*INFORMATION PROVIDED:*
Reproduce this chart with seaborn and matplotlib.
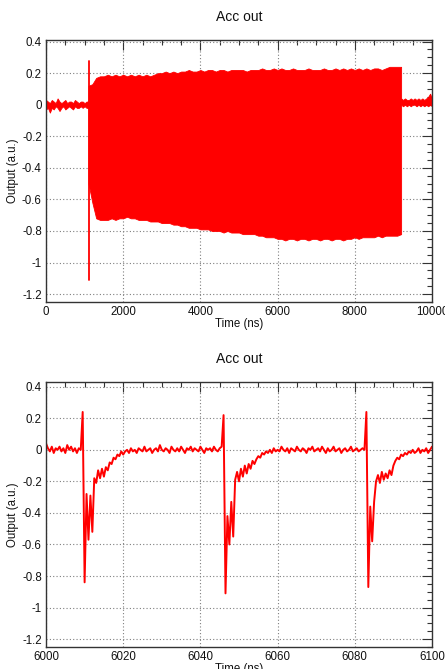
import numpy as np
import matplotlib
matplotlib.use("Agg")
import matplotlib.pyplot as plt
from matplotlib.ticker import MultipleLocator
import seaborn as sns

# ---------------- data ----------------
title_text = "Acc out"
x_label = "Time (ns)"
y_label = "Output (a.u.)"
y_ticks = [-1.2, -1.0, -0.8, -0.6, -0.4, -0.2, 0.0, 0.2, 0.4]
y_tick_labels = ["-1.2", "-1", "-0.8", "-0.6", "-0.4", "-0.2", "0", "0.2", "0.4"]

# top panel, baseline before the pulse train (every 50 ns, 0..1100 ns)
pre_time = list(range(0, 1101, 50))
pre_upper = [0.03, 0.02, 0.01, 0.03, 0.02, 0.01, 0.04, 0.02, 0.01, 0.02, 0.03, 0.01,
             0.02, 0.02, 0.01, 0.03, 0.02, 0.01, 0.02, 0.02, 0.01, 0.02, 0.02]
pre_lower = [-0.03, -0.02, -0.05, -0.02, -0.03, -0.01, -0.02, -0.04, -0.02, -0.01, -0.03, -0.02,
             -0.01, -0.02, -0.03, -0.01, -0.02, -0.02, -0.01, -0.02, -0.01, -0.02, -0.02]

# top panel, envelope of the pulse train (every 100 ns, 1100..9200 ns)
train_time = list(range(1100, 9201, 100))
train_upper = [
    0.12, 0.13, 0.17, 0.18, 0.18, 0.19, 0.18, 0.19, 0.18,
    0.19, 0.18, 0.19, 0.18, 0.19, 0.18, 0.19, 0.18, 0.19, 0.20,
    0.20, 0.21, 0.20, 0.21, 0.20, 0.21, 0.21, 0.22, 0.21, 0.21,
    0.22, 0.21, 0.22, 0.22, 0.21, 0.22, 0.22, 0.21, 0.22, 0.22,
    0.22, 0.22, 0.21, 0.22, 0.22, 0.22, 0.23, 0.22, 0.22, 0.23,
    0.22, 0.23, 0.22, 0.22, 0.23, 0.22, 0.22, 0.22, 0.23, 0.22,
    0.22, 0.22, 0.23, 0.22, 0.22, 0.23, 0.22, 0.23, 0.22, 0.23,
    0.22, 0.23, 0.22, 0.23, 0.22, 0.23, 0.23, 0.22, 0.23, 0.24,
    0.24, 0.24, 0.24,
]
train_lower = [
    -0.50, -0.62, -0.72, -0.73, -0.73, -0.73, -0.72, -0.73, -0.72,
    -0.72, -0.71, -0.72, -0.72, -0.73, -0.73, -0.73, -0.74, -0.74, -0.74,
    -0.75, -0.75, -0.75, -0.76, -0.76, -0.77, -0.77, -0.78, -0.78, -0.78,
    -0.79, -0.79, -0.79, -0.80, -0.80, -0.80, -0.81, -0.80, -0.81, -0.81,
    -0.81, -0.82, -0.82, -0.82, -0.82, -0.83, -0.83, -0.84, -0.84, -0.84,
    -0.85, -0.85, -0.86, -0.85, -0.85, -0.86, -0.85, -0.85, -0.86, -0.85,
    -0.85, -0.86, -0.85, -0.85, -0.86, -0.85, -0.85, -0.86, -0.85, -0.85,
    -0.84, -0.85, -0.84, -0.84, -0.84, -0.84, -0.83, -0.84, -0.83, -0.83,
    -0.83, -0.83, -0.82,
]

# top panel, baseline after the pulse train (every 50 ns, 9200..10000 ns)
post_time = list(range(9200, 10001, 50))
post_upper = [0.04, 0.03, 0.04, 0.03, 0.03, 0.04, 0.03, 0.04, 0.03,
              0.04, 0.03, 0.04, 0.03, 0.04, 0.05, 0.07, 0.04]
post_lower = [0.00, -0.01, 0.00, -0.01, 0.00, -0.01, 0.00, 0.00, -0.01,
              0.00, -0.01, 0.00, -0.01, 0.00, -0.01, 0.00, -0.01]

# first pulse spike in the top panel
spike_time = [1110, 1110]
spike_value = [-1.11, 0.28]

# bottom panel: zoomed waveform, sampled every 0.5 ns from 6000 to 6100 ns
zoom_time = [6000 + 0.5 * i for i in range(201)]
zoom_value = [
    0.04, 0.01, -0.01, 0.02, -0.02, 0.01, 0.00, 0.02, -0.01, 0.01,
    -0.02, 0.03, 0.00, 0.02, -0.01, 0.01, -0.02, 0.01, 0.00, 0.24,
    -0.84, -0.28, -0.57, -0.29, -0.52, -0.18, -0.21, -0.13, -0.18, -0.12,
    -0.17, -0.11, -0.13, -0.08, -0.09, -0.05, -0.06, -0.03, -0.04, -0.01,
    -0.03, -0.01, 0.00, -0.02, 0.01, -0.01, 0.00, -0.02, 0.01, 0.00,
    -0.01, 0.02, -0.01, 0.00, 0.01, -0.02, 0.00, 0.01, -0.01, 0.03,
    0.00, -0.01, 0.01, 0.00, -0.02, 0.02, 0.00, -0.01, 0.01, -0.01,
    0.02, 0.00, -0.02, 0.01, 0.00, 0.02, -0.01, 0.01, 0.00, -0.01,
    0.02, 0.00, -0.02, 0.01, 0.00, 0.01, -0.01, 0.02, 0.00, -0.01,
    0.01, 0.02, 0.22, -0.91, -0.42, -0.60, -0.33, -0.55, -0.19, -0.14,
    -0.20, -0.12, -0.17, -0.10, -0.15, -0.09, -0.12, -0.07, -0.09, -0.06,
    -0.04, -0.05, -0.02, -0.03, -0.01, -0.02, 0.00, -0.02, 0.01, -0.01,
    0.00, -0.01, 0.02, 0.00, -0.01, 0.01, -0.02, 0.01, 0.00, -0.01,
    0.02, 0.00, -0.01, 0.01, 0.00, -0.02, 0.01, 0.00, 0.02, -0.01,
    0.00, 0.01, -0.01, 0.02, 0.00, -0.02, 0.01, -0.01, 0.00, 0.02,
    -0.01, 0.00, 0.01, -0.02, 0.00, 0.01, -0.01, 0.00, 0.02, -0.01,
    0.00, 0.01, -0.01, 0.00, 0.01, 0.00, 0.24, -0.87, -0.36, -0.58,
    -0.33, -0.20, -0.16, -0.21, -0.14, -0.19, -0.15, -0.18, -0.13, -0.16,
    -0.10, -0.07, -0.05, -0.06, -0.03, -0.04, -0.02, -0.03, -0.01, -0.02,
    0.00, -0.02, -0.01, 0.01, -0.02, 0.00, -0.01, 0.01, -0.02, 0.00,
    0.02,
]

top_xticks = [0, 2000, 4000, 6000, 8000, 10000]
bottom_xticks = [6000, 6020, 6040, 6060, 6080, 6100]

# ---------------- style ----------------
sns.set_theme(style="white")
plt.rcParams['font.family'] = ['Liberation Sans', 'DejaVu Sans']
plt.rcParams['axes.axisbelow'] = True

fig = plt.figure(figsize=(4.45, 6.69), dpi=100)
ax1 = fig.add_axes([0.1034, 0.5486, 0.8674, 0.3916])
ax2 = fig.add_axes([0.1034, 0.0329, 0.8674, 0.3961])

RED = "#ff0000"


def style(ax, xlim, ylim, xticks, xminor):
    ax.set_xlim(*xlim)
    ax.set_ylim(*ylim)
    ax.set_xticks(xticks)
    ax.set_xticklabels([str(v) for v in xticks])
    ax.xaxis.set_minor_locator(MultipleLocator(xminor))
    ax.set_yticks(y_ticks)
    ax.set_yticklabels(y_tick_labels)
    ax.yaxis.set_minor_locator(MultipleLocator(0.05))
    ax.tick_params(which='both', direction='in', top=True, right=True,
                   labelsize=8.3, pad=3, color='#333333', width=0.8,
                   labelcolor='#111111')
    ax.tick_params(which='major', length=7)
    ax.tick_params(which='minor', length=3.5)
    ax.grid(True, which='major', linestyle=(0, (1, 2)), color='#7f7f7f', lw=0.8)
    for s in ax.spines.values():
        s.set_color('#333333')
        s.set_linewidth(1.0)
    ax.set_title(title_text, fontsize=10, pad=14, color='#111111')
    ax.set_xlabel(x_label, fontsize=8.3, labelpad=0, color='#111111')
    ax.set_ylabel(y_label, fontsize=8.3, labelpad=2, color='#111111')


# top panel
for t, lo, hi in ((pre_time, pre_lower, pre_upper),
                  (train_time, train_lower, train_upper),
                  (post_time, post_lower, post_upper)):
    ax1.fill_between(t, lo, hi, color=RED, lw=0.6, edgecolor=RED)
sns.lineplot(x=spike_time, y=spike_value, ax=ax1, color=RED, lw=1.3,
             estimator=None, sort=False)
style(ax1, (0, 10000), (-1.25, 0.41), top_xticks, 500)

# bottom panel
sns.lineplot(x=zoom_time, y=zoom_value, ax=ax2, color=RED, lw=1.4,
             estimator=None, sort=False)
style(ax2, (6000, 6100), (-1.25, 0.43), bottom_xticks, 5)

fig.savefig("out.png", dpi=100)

==

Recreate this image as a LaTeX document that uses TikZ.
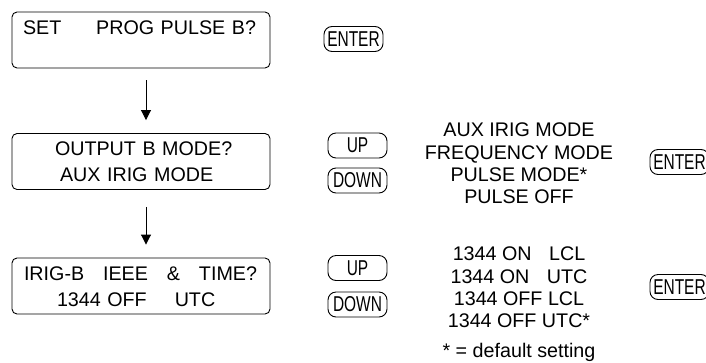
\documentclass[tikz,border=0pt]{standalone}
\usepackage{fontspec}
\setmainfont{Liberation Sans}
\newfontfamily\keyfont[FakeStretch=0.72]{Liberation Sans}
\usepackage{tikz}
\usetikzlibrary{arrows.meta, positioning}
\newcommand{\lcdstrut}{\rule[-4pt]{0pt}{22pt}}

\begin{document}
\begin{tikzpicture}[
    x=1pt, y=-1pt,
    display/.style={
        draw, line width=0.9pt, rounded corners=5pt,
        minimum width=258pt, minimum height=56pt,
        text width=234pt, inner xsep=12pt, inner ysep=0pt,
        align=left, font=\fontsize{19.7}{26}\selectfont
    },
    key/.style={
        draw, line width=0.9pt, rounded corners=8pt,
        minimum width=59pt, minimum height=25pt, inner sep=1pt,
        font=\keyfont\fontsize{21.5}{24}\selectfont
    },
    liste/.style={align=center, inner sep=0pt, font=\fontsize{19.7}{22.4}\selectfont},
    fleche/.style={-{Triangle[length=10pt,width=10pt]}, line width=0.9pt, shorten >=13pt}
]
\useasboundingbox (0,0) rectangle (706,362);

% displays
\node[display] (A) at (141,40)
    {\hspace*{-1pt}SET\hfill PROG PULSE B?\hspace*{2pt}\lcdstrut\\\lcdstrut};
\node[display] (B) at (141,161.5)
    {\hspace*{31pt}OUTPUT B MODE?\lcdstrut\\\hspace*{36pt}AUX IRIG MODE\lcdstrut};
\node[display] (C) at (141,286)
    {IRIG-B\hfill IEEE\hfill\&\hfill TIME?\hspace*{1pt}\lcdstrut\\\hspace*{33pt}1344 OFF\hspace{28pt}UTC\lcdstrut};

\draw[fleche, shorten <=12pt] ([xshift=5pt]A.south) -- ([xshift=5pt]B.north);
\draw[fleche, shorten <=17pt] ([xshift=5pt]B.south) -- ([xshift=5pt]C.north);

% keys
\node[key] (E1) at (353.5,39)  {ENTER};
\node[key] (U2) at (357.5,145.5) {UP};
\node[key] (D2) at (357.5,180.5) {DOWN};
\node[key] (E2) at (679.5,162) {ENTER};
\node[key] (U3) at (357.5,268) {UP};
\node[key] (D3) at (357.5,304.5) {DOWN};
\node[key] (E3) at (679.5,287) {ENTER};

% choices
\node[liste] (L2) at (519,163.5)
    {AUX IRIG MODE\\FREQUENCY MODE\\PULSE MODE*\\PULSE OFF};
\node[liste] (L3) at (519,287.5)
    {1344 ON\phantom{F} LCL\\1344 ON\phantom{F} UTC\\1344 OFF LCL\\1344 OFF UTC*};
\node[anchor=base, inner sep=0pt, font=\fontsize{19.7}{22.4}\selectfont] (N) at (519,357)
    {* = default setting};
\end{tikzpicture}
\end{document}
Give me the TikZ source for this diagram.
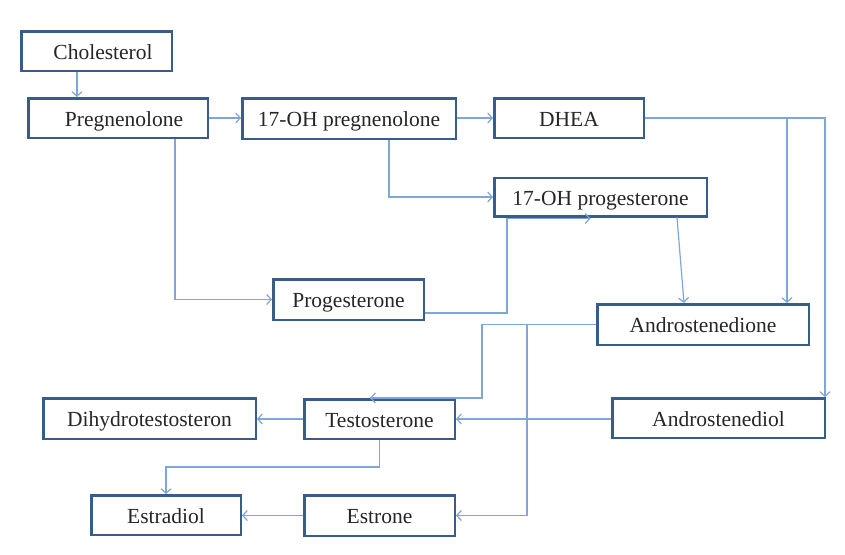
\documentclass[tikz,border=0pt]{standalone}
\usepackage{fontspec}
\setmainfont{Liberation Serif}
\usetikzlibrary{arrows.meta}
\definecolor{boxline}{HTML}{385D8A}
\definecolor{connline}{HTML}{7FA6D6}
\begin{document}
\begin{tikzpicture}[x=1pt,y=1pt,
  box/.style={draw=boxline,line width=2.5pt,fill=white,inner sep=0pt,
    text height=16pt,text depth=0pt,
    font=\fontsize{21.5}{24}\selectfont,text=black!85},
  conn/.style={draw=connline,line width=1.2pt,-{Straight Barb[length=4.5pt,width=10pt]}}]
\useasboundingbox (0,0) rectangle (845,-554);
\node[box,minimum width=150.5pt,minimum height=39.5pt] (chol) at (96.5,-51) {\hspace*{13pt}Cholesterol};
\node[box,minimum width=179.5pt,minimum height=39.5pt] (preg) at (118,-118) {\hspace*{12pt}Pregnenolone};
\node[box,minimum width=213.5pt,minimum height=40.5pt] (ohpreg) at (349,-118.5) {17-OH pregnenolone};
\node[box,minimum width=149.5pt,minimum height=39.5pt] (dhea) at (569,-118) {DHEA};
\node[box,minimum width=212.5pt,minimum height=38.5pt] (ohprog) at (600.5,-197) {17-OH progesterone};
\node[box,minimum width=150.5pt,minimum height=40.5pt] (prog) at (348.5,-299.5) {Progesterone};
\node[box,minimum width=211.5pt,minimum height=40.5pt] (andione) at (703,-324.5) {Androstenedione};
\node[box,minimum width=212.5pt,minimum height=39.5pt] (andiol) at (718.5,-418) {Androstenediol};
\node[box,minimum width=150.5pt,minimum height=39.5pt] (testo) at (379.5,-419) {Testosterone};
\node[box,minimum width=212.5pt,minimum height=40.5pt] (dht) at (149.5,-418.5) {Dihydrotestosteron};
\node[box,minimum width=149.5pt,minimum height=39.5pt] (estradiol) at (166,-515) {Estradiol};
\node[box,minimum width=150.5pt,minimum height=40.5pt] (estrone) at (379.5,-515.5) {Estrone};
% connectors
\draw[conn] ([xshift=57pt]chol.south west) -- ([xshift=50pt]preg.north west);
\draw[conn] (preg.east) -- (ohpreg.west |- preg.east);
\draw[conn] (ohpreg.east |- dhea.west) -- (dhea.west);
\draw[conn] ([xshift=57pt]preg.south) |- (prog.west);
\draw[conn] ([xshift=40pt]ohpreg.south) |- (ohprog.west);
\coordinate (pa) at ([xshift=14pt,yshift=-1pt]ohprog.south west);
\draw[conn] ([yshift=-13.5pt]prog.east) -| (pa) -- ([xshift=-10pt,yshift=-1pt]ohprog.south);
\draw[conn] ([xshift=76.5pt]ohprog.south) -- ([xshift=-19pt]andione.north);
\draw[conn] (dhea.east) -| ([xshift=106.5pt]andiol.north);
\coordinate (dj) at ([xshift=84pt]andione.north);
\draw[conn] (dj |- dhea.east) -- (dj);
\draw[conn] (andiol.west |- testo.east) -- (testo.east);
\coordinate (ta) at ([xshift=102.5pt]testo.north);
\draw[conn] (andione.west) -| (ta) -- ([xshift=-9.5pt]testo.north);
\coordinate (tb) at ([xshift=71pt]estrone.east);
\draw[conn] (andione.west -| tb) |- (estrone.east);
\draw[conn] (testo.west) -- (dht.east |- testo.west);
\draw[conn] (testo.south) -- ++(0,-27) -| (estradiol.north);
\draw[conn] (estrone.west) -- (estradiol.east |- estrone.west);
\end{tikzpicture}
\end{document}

---

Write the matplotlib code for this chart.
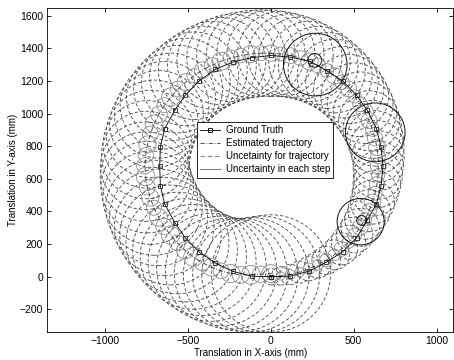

*GIVEN EXERCISE:*
From the entries above, copy out every line where the string "seaborn" appears.

*RESPONSE TO THIS TASK:*
Reproduce this chart with seaborn and matplotlib.
import seaborn as sns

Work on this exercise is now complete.